For three years, Oakville High School alum Ronnie Barge has dedicated himself (and his time, energy and spray paint) to a cause far from his home but close to his heart: promoting peace in war-torn Uganda.
Tonight, Barge and a band of students from Oakville High are screening the documentary Invisible Children about the Ugandan conflict, its effect on children and what neighbors here in Mehlville and Oakville can do to help.
“I want people to be there for a global cause, to open their eyes to what is going on in the world,” Barge said.
Barge, a 2011 graduate from Oakville and a student at Meramec Community College, first saw the documentary as a junior in high school. While he found the film’s message to be powerful, he said he was most impacted by the reactions of large crowd around him.

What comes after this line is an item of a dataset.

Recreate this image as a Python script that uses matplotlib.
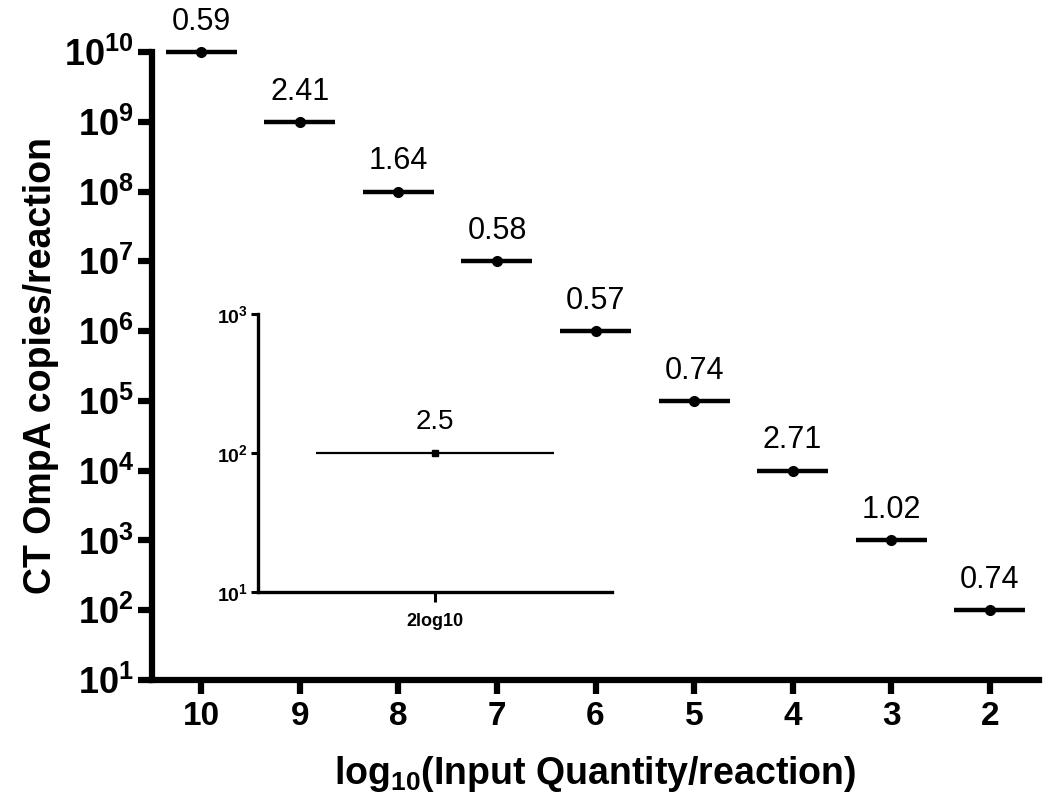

“It was so overwhelming seeing so many people there for one cause in solidarity,” Barge said. “It really inspired me to find out more about the cause.”
Since then, Barge has hosted his own screenings, drawing as many as 200 people at a time. In high school, Barge even spray-painted t-shirts to sell and used the proceeds to buy food for viewers.
The documentary, which tells the story of the children who flee their homes at night to avoid being kidnapped or attacked by a rebel group called the Lord’s Resistance Army, is an emotional, powerful film.
“It’s a very eye-opening documentary,” Barge said. “You get to cry with the person next to you. It’s a time and place when you can let everything out.”
A Ugandan man, Geoffrey Ochen, will also come to the screening to answer the audiences’ questions after the film.
“I’m just trying to plant seeds,” Barge said. “I want people to look at global issues.”
The screening starts at 3 p.m. on October 4 at Oakville High School.